Invoking the logic of a Florida case,[3] Ellis alleges that § 191.227 RSMo Supp. 1992 and a case interpreting it[4] "pave the way for a cause of action where records are destroyed and a plaintiff's lawsuit impaired." In fact, § 191.227 was not enacted until 1988long after the records were requested in March 1985 and the lawsuit filed in June 1986. House Bill 925, § 1, Laws Mo. 1988, at p. 637. However, even before the enactment of § 191.227, a patient had a common law right to inspect and copy his or her medical records. Thurman v. Crawford, 652 S.W.2d 240, 242 (Mo.App.1983).

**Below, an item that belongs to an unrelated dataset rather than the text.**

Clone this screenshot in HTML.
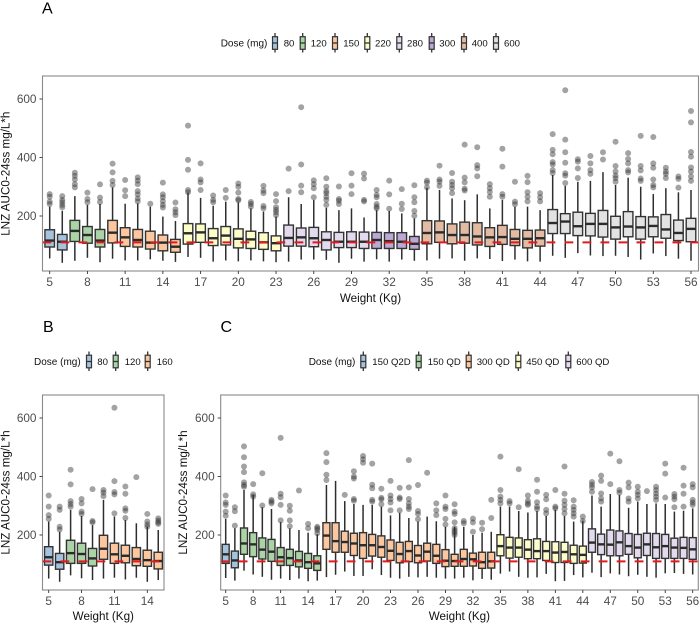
<!DOCTYPE html>
<html lang="en">
<head>
<meta charset="utf-8">
<title>LNZ AUC by weight and dose</title>
<style>
html,body{margin:0;padding:0;background:#fff;}
svg{display:block;font-family:"Liberation Sans",sans-serif;}
.tag{font-size:16px;fill:#000;}
.lt{font-size:9.6px;fill:#111;}
.ax{font-size:11.65px;fill:#111;}
.tk{font-size:11.8px;fill:#4d4d4d;}
</style>
</head>
<body>
<svg id="fig" xmlns="http://www.w3.org/2000/svg" width="700" height="624" viewBox="0 0 700 624">
<defs>
<g id="lk">
<line x1="0" x2="0" y1="-10" y2="9.5" stroke="#333" stroke-width="1.3"/>
<rect x="-2.5" y="-6.3" width="5" height="12.6" stroke="#333" stroke-width="1.2"/>
<line x1="-2.5" x2="2.5" y1="0" y2="0" stroke="#333" stroke-width="1.3"/>
</g>
</defs>

<text class="tag" x="42" y="13.5">A</text>
<text class="tag" x="43" y="332">B</text>
<text class="tag" x="220.5" y="332">C</text>

<g>
<text class="lt" style="font-size:10px" x="220.7" y="46.5">Dose (mg)</text>
<use href="#lk" x="275" y="43" fill="#a6c3de"/><text class="lt" x="283.7" y="46.5">80</text>
<use href="#lk" x="302.7" y="43" fill="#aad4a5"/><text class="lt" x="310.7" y="46.5">120</text>
<use href="#lk" x="335" y="43" fill="#fcc69f"/><text class="lt" x="343.3" y="46.5">150</text>
<use href="#lk" x="367.3" y="43" fill="#fdfdca"/><text class="lt" x="375" y="46.5">220</text>
<use href="#lk" x="399.3" y="43" fill="#e4daef"/><text class="lt" x="407" y="46.5">280</text>
<use href="#lk" x="431.7" y="43" fill="#bba8d5"/><text class="lt" x="439.3" y="46.5">300</text>
<use href="#lk" x="464" y="43" fill="#e3bba3"/><text class="lt" x="471.7" y="46.5">400</text>
<use href="#lk" x="496" y="43" fill="#e2e2e2"/><text class="lt" x="504" y="46.5">600</text>
</g>

<g>
<text class="lt" style="font-size:10px" x="34" y="365">Dose (mg)</text>
<use href="#lk" x="89" y="361.5" fill="#a6c3de"/><text class="lt" x="97.3" y="365">80</text>
<use href="#lk" x="115.7" y="361.5" fill="#aad4a5"/><text class="lt" x="124.7" y="365">120</text>
<use href="#lk" x="147.7" y="361.5" fill="#fcc69f"/><text class="lt" x="156.7" y="365">160</text>
</g>

<g>
<text class="lt" style="font-size:10px" x="308.7" y="365">Dose (mg)</text>
<use href="#lk" x="363.3" y="361.5" fill="#a6c3de"/><text class="lt" x="372.3" y="365">150 Q2D</text>
<use href="#lk" x="418.7" y="361.5" fill="#aad4a5"/><text class="lt" x="427.7" y="365">150 QD</text>
<use href="#lk" x="468.7" y="361.5" fill="#fcc69f"/><text class="lt" x="476.7" y="365">300 QD</text>
<use href="#lk" x="518.3" y="361.5" fill="#fdfdca"/><text class="lt" x="526.3" y="365">450 QD</text>
<use href="#lk" x="568.3" y="361.5" fill="#e4daef"/><text class="lt" x="576.3" y="365">600 QD</text>
</g>

<text class="ax" transform="translate(9.5,173.7) rotate(-90)" text-anchor="middle">LNZ AUC0-24ss mg/L*h</text>
<text class="ax" transform="translate(9.5,492.5) rotate(-90)" text-anchor="middle">LNZ AUC0-24ss mg/L*h</text>
<text class="ax" transform="translate(187,492.5) rotate(-90)" text-anchor="middle">LNZ AUC0-24ss mg/L*h</text>
<text class="ax" x="370.5" y="302" text-anchor="middle">Weight (Kg)</text>
<text class="ax" x="103.3" y="620" text-anchor="middle">Weight (Kg)</text>
<text class="ax" x="459.4" y="620" text-anchor="middle">Weight (Kg)</text>
</svg>

<script>
// ---------- Panel A data ----------
const aWeights = [5,6,7,8,9,10,11,12,13,14,15,16,17,18,19,20,21,22,23,24,25,26,27,28,29,30,31,32,33,34,35,36,37,38,39,40,41,42,43,44,45,46,47,48,49,50,51,52,53,54,55,56];
const aDose = ['80','80','120','120','120','150','150','150','150','150','150','220','220','220','220','220','220','220','220','280','280','280','280','280','280','280','300','300','300','300','400','400','400','400','400','400','400','400','400','400','600','600','600','600','600','600','600','600','600','600','600','600'];
const aQ3 = [153,137,185,164,154,185,160,154,148,135,120,174,173,157,164,156,148,143,132,169,159,161,146,144,146,145,144,143,143,130,184,183,173,179,177,160,168,154,151,152,222,208,213,209,219,199,215,198,197,205,186,192];
const aMedian = [116,112,149,135,116,143,127,118,109,109,95,141,144,124,133,122,120,110,107,125,127,124,118,112,112,112,118,114,112,105,142,144,135,135,130,127,128,122,122,124,176,181,165,173,173,161,164,161,166,154,142,156];
const aQ1 = [94,84,113,107,94,108,96,94,87,81,76,104,110,99,101,91,89,86,81,97,97,95,84,92,92,89,89,89,89,86,105,110,105,107,101,96,103,99,91,97,140,140,133,132,128,121,129,121,129,124,116,112];
const aLow = [55,40,47,57,42,54,48,48,52,47,43,60,57,44,48,45,48,45,42,44,51,51,50,40,54,44,52,44,51,47,48,54,55,47,55,53,46,51,45,44,64,57,73,65,63,64,60,51,72,63,54,47];
const aHigh = [232,218,268,238,241,298,242,243,232,198,183,280,262,235,249,247,226,215,198,264,241,255,228,220,226,195,220,217,209,192,297,289,260,254,274,226,255,232,232,220,340,303,317,320,350,306,331,300,275,295,281,289];
const aOutliers = [[275,266,249,241],[268,255,247,238,230],[348,337,325,309,298],[280,258,247],[308,263,248],[379,349,320,306],[323,288,268],[332,321,309,285,274,260,250],[242],[314,274,264,251,238,229],[246,223,213,203],[509,392,358,289,281],[380,325,315,289],[270,255,247],[289,262],[311,300,280,258,254],[248,241,232],[303,287,278,234,226],[275,251,230,221,213,203],[362,285],[572,376,304,281],[322,309,295,264],[329,300,285,278,266,255,238],[301,258,252,241],[346,304,275],[345,328,255,250],[289,272,264,241,232,226],[321,274,225],[292,242,224],[305,264,247,217,201],[321,314,298],[372,325,317,303],[347,317,306,295,278],[444,331,315,293,287],[435,374,363,336],[309,295,282,266],[430,369,275,266],[317,249,240],[337,316,281,266,250],[278,264,250],[480,426,411,384,376,357,347],[630,461,418,382,346,338,313],[394,386,363,330],[405,380,357,344],[418,393],[454,371,352,338,329,317],[415,395,380,357,349],[474,371,356,328,320],[470,380,365,325,306,298],[365,352,344,330],[335,327,297],[559,520,419,403,366,352,335,320]];

// ---------- Panel B data ----------
const bWeights = [5,6,7,8,9,10,11,12,13,14,15];
const bDose = ['80','80','120','120','120','160','160','160','160','160','160'];
const bQ3 = [160,137,182,172,154,199,172,165,157,148,141];
const bMedian = [124,107,138,135,120,153,134,129,118,114,111];
const bQ1 = [97,83,103,103,94,117,103,105,95,93,84];
const bLow = [51,40,62,52,46,51,54,48,54,40,46];
const bHigh = [246,211,286,265,234,320,263,251,240,228,217];
const bOutliers = [[335,297,268,255],[297,286,228,219],[423,373,316,306,297],[323,308,280,272],[357,248,243],[354,345,333],[635,384,347,339,274],[366,341,291,283,258],[398],[272,246,236,228],[257,249,243,238]];

// ---------- Panel C data ----------
const cWeights = [5,6,7,8,9,10,11,12,13,14,15,16,17,18,19,20,21,22,23,24,25,26,27,28,29,30,31,32,33,34,35,36,37,38,39,40,41,42,43,44,45,46,47,48,49,50,51,52,53,54,55,56];
const cDose = ['150 Q2D','150 Q2D','150 QD','150 QD','150 QD','150 QD','150 QD','150 QD','150 QD','150 QD','150 QD','300 QD','300 QD','300 QD','300 QD','300 QD','300 QD','300 QD','300 QD','300 QD','300 QD','300 QD','300 QD','300 QD','300 QD','300 QD','300 QD','300 QD','300 QD','300 QD','450 QD','450 QD','450 QD','450 QD','450 QD','450 QD','450 QD','450 QD','450 QD','450 QD','600 QD','600 QD','600 QD','600 QD','600 QD','600 QD','600 QD','600 QD','600 QD','600 QD','600 QD','600 QD'];
const cQ3 = [168,145,224,208,190,185,157,151,144,137,129,242,242,213,206,208,202,197,183,175,178,164,172,168,150,134,151,138,141,141,201,192,190,184,187,178,177,175,165,162,221,203,217,214,205,202,206,205,202,189,192,191];
const cMedian = [134,113,171,168,150,143,124,121,113,107,103,198,179,176,171,165,165,159,146,135,145,130,143,129,112,111,118,117,107,110,162,157,157,150,145,145,140,142,134,132,174,168,167,175,162,157,168,158,162,157,156,151];
const cQ1 = [103,88,134,126,118,110,96,96,91,86,79,151,141,141,130,120,128,124,113,105,109,105,111,103,92,93,93,94,86,87,129,121,124,119,119,113,106,106,103,104,141,133,129,129,134,122,130,120,120,120,120,117];
const cLow = [53,44,78,65,57,47,51,46,51,42,44,56,64,75,60,60,83,63,54,51,57,55,57,54,51,51,54,45,50,47,68,75,57,54,55,67,42,43,63,55,71,56,69,65,59,64,57,54,69,70,67,65];
const cHigh = [255,223,354,337,295,289,244,223,217,208,203,371,385,316,306,303,303,297,267,276,258,246,263,247,228,228,228,200,208,211,297,297,282,277,282,265,286,265,246,249,335,297,340,337,293,314,306,308,306,280,283,291];
const cOutliers = [[335,311,303,280,266],[295,281,232],[503,466,434,415,380,371,365],[374,339,331],[411,301],[320,314,308],[532,341,329,303,250],[300,283,250,230],[352],[238,223],[228,223,217,206],[480,449,406,388],[],[337],[418,400,393,323,317],[470,459,447],[444,372,360,320,314],[358,327,322,305],[385,335,323,311,284],[361,328,323,284],[456,363,323,308,297,289],[371,282,272,254],[413],[308,284,268],[335,297,289,255,236],[305,280,272,243,223,215,208,200],[248,240],[256,243,211],[242,220],[320,258],[468,354,331,320,308],[316,308],[425,295],[335,317,308,303],[389,348,312,297,289],[337,322,286,274],[354,297,291],[434,341,317,303,289,274],[319,297,286,274,263],[263,248],[381,372,363,348],[403,385,342,325,314],[478,374],[452,354,345],[379,363,325,314],[365,348,337,325],[350],[365,354,342,331,320],[444,410,328],[340,331,322,295],[430,369,341,297],[374,363,320,311,303]];

// ---------- Shared ticks, reference value, colours ----------
const yTickValues = [200,400,600];
const aXTicks = [5,8,11,14,17,20,23,26,29,32,35,38,41,44,47,50,53,56];
const bXTicks = [5,8,11,14];
const cXTicks = [5,8,11,14,17,20,23,26,29,32,35,38,41,44,47,50,53,56];
const referenceLine = [110];
const aColors = {'80':'#a6c3de','120':'#aad4a5','150':'#fcc69f','220':'#fdfdca','280':'#e4daef','300':'#bba8d5','400':'#e3bba3','600':'#e2e2e2'};
const bColors = {'80':'#a6c3de','120':'#aad4a5','160':'#fcc69f'};
const cColors = {'150 Q2D':'#a6c3de','150 QD':'#aad4a5','300 QD':'#fcc69f','450 QD':'#fdfdca','600 QD':'#e4daef'};

const NS = 'http://www.w3.org/2000/svg';
const fig = document.getElementById('fig');
function mk(tag, attrs, parent){
  const e = document.createElementNS(NS, tag);
  for (const k in attrs) e.setAttribute(k, attrs[k]);
  parent.appendChild(e);
  return e;
}
function linear(d0, d1, r0, r1){
  return function(v){ return r0 + (v - d0) * (r1 - r0) / (d1 - d0); };
}

function drawPanel(p){
  const x = linear(p.xRef[0], p.xRef[1], p.xPix[0], p.xPix[1]);
  const y = linear(200, 600, p.y200, p.y600);
  const step = Math.abs(x(p.xRef[0] + 1) - x(p.xRef[0]));
  const bw = step * 0.76;
  const g = mk('g', {}, fig);
  
  

  p.weights.forEach(function(w, i){
    const cx = x(w);
    const bg = mk('g', {}, g);
    
    
    const wh = mk('line', {x1:cx, x2:cx, y1:y(p.high[i]), y2:y(p.low[i]), stroke:'#2e2e2e', 'stroke-width':1.5}, bg);
    
    
    p.out[i].forEach(function(v){
      const c = mk('circle', {cx:cx, cy:y(v), r:3, fill:'#333', 'fill-opacity':0.45}, bg);
      
      
    });
    const r = mk('rect', {x:cx - bw / 2, y:y(p.q3[i]), width:bw, height:y(p.q1[i]) - y(p.q3[i]), fill:p.colors[p.dose[i]], stroke:'#333', 'stroke-width':1.4}, bg);
    
    
    const m = mk('line', {x1:cx - bw / 2, x2:cx + bw / 2, y1:y(p.med[i]), y2:y(p.med[i]), stroke:'#2b2b2b', 'stroke-width':2.4}, bg);
    
    
  });

  const ref = mk('line', {x1:p.left, x2:p.right, y1:y(referenceLine[0]), y2:y(referenceLine[0]), stroke:'#e31a1c', 'stroke-width':2, 'stroke-dasharray':'8.8 9.2'}, g);
  
  

  const border = mk('rect', {x:p.left, y:p.top, width:p.right - p.left, height:p.bottom - p.top, fill:'none', stroke:'#8a8a8a', 'stroke-width':1.1}, g);
  
  

  yTickValues.forEach(function(v){
    const t = mk('line', {x1:p.left - 3, x2:p.left, y1:y(v), y2:y(v), stroke:'#333', 'stroke-width':0.9}, g);
    
    
    const l = mk('text', {class:'tk', x:p.left - 6, y:y(v) + 4.2, 'text-anchor':'end'}, g);
    
    
    l.textContent = v;
  });
  p.xTicks.forEach(function(v){
    const t = mk('line', {x1:x(v), x2:x(v), y1:p.bottom, y2:p.bottom + 3, stroke:'#333', 'stroke-width':0.9}, g);
    
    
    const l = mk('text', {class:'tk', x:x(v), y:p.bottom + 15, 'text-anchor':'middle'}, g);
    
    
    l.textContent = v;
  });
}

drawPanel({id:'a', weights:aWeights, dose:aDose, colors:aColors, q1:aQ1, med:aMedian, q3:aQ3, low:aLow, high:aHigh, out:aOutliers, xTicks:aXTicks,
  xRef:[5,56], xPix:[49.7,691], y200:216, y600:99, left:42.5, right:698.5, top:76, bottom:271});
drawPanel({id:'b', weights:bWeights, dose:bDose, colors:bColors, q1:bQ1, med:bMedian, q3:bQ3, low:bLow, high:bHigh, out:bOutliers, xTicks:bXTicks,
  xRef:[5,14], xPix:[48.7,147.3], y200:535, y600:418, left:42.5, right:164, top:395, bottom:590});
drawPanel({id:'c', weights:cWeights, dose:cDose, colors:cColors, q1:cQ1, med:cMedian, q3:cQ3, low:cLow, high:cHigh, out:cOutliers, xTicks:cXTicks,
  xRef:[5,56], xPix:[225.7,692.7], y200:535, y600:418, left:220.7, right:698.3, top:395, bottom:590});
</script>
</body>
</html>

Ellis, however, misinterprets and over-generalizes the duty. The Missouri cases, statutes, and common law address a physician's duty to let the patient inspect and copy medical records. They do not create an independent duty to maintain medical records. To be sure, in another case, failure to maintain medical records may contribute to, or constitute, medical malpractice. A medical malpractice action is an adequate remedy for Ellis' injury. There is no need, in this case, to recognize an independent tort of negligent maintenance of medical records. Cf. Miller v. Montgomery County, 64 Md.App. 202, 494 A.2d 761, 768 cert, denied, 304 Md. 299, 498 A.2d 1185 (1985); La Rata v. Superior Court, 150 Ariz. 118, 722 P.2d 286, 288-90 (1986); Theresa M. Owens, Note, Should Iowa Adopt the Tort of Intentional Spoliation of Evidence in Civil Litigation?, 41 Drake L.Rev. 179, 191-192 (1992).

In this case, Ellis was able to pursue her claim of medical malpractice without the office medical records. She was able to present her case to the jury and it was there she lost. The facts of this case do not require creation of a new cause of action.

The judgment of the trial court is affirmed.

ROBERTSON, C.J., HOLSTEIN, THOMAS, PRICE and LIMBAUGH, JJ., and GERALD SMITH, Special Judge, concur.

COVINGTON, J., not sitting.

NOTES

[1] After filing suit, Plaintiff changed her surname to Ellis.

[2] § 575.100 RSMo 1986.

[3] Bondu v. Gurvich, 473 So. 2d 1307, 1313 (Fla. App.1984).

[4] Wear v. Walker, 800 S.W.2d 99 (Mo.App.1990).